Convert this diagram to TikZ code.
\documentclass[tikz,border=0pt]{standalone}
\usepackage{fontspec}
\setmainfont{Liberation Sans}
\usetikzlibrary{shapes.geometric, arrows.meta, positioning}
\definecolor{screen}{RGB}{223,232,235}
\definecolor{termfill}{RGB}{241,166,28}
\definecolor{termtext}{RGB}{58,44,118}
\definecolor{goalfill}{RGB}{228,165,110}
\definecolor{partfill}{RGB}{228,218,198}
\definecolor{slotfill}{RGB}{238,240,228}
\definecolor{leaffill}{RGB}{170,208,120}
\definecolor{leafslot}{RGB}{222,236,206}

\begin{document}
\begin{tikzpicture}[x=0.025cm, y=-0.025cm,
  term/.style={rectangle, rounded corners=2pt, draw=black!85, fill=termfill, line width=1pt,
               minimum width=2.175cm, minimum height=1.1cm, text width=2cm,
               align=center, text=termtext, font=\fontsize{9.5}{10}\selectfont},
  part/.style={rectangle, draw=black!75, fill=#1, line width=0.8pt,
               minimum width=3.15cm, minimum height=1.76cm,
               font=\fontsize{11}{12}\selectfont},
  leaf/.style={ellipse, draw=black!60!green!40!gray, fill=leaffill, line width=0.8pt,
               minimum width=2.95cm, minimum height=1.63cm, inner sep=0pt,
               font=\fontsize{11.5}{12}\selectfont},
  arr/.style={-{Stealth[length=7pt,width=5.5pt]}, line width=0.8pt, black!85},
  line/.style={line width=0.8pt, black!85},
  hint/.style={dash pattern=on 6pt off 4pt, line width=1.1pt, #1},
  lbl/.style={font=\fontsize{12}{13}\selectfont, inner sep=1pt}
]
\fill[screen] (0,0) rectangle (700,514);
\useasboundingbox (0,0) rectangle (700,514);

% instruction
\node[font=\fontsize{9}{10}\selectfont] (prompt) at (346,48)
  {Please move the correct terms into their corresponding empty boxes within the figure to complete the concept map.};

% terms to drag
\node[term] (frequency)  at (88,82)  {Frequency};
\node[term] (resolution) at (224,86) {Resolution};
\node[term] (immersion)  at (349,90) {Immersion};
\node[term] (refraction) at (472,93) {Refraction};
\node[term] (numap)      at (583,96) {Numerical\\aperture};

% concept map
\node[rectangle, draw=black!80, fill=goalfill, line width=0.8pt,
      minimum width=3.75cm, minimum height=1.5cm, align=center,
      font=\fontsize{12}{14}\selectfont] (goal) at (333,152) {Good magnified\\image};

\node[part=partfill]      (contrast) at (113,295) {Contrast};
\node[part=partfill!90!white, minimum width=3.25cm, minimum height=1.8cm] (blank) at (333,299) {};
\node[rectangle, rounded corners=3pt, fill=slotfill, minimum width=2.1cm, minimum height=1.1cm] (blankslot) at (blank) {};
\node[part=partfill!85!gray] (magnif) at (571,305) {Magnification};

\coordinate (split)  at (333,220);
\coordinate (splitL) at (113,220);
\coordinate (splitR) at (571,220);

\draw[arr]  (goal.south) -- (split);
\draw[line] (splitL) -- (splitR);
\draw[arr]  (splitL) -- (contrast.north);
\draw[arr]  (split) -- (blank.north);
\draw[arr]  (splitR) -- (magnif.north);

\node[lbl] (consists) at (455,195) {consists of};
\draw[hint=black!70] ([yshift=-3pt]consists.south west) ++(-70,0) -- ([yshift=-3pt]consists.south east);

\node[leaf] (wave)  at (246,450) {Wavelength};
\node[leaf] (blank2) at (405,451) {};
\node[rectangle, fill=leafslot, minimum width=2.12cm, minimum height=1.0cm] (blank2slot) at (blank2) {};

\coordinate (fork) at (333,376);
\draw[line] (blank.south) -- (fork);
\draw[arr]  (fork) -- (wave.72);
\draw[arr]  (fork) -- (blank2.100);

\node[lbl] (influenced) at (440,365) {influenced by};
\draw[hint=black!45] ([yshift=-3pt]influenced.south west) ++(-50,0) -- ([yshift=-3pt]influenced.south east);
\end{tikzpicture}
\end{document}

## Problem statement
Reproduce the material in full, with no word added or dropped.

## Exercise solution
Convert this diagram to TikZ code.
\documentclass[tikz,border=0pt]{standalone}
\usepackage{fontspec}
\setmainfont{Liberation Sans}
\usetikzlibrary{shapes.geometric, arrows.meta, positioning}
\definecolor{screen}{RGB}{223,232,235}
\definecolor{termfill}{RGB}{241,166,28}
\definecolor{termtext}{RGB}{58,44,118}
\definecolor{goalfill}{RGB}{228,165,110}
\definecolor{partfill}{RGB}{228,218,198}
\definecolor{slotfill}{RGB}{238,240,228}
\definecolor{leaffill}{RGB}{170,208,120}
\definecolor{leafslot}{RGB}{222,236,206}

\begin{document}
\begin{tikzpicture}[x=0.025cm, y=-0.025cm,
  term/.style={rectangle, rounded corners=2pt, draw=black!85, fill=termfill, line width=1pt,
               minimum width=2.175cm, minimum height=1.1cm, text width=2cm,
               align=center, text=termtext, font=\fontsize{9.5}{10}\selectfont},
  part/.style={rectangle, draw=black!75, fill=#1, line width=0.8pt,
               minimum width=3.15cm, minimum height=1.76cm,
               font=\fontsize{11}{12}\selectfont},
  leaf/.style={ellipse, draw=black!60!green!40!gray, fill=leaffill, line width=0.8pt,
               minimum width=2.95cm, minimum height=1.63cm, inner sep=0pt,
               font=\fontsize{11.5}{12}\selectfont},
  arr/.style={-{Stealth[length=7pt,width=5.5pt]}, line width=0.8pt, black!85},
  line/.style={line width=0.8pt, black!85},
  hint/.style={dash pattern=on 6pt off 4pt, line width=1.1pt, #1},
  lbl/.style={font=\fontsize{12}{13}\selectfont, inner sep=1pt}
]
\fill[screen] (0,0) rectangle (700,514);
\useasboundingbox (0,0) rectangle (700,514);

% instruction
\node[font=\fontsize{9}{10}\selectfont] (prompt) at (346,48)
  {Please move the correct terms into their corresponding empty boxes within the figure to complete the concept map.};

% terms to drag
\node[term] (frequency)  at (88,82)  {Frequency};
\node[term] (resolution) at (224,86) {Resolution};
\node[term] (immersion)  at (349,90) {Immersion};
\node[term] (refraction) at (472,93) {Refraction};
\node[term] (numap)      at (583,96) {Numerical\\aperture};

% concept map
\node[rectangle, draw=black!80, fill=goalfill, line width=0.8pt,
      minimum width=3.75cm, minimum height=1.5cm, align=center,
      font=\fontsize{12}{14}\selectfont] (goal) at (333,152) {Good magnified\\image};

\node[part=partfill]      (contrast) at (113,295) {Contrast};
\node[part=partfill!90!white, minimum width=3.25cm, minimum height=1.8cm] (blank) at (333,299) {};
\node[rectangle, rounded corners=3pt, fill=slotfill, minimum width=2.1cm, minimum height=1.1cm] (blankslot) at (blank) {};
\node[part=partfill!85!gray] (magnif) at (571,305) {Magnification};

\coordinate (split)  at (333,220);
\coordinate (splitL) at (113,220);
\coordinate (splitR) at (571,220);

\draw[arr]  (goal.south) -- (split);
\draw[line] (splitL) -- (splitR);
\draw[arr]  (splitL) -- (contrast.north);
\draw[arr]  (split) -- (blank.north);
\draw[arr]  (splitR) -- (magnif.north);

\node[lbl] (consists) at (455,195) {consists of};
\draw[hint=black!70] ([yshift=-3pt]consists.south west) ++(-70,0) -- ([yshift=-3pt]consists.south east);

\node[leaf] (wave)  at (246,450) {Wavelength};
\node[leaf] (blank2) at (405,451) {};
\node[rectangle, fill=leafslot, minimum width=2.12cm, minimum height=1.0cm] (blank2slot) at (blank2) {};

\coordinate (fork) at (333,376);
\draw[line] (blank.south) -- (fork);
\draw[arr]  (fork) -- (wave.72);
\draw[arr]  (fork) -- (blank2.100);

\node[lbl] (influenced) at (440,365) {influenced by};
\draw[hint=black!45] ([yshift=-3pt]influenced.south west) ++(-50,0) -- ([yshift=-3pt]influenced.south east);
\end{tikzpicture}
\end{document}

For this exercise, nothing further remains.